Was Louisa really a Murphy?


Louisa Murphy
1855 - 1928
Sometime during the ‘blank spot’ in George’s life, he met Louisa Murphy, a Cornish girl born in Mevagissey in 1855, who also left us with some unanswered questions – or more precisely, her father did.  All we know of him is that his name was probably Michael Murphy and he was probably Irish.  That’s it.   

Louisa’s mother, Jane Tremayne, had two daughters.  The eldest, also called Jane, went by the surname Tremayne, and annoyingly disappeared from sight, genealogically speaking, before she grew up.  Louisa was also called Tremayne when she was born, but when she was baptised nearly ten years later, her surname was Murphy.  Did her parents get married in the interim?  And was Michael Murphy her father or not?  In later life Louisa was often heard to say that she was proud of her Irish background, so that might answer the question.

Louisa's pedigree, with a lot of blank spaces


In 1861, when Louisa was about five years old, she and her mother were missing from the UK census, but Louisa's sister Jane (still called Tremayne) age seven, was with her grandmother and aunt in Cornwall.  Michael Murphy was nowhere, and everywhere - with no idea when or where or to whom he was born, it's impossible to find him amongst a myriad of Michael Murphys.  I have to wonder if he and Jane took Louisa to Ireland around that time, and got married there.  But I can only wonder, with no records at all to help answer the question.

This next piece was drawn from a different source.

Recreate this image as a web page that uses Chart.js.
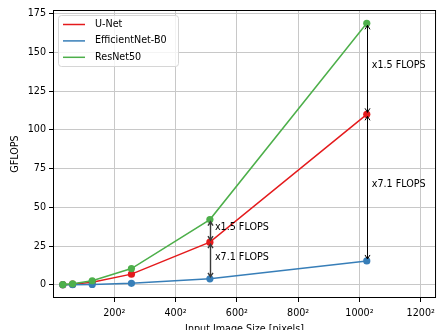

Ten years later, in the 1871 census, Michael Murphy was still invisible.  Louisa and her mother had moved to Plymouth, Devon, where they lived in a boarding house at 4 Notte St.  Jane described herself as Jane Murphy, a widow, working as a laundress.  I have a strong suspicion that she was never actually married to Michael Murphy, or anyone else, but to be honest, I have no evidence one way or the other.  Louisa was then fifteen years old and attending school, and her sister Jane's whereabouts are in doubt.  There was a seventeen year old Jane Murphy working as a maid in a boy's school in Plymouth at the time - this is probably her, but I can't be sure.

So amongst George Cockram, his mother and grandmother, Michael Murphy and all three of the Tremaynes, there seems to have been a lot of census-dodging and illegitimate procreation going on - you'd think they were deliberately trying to make my ancestor hunt more difficult!  There are so many little mysteries in this group, it's all very frustrating.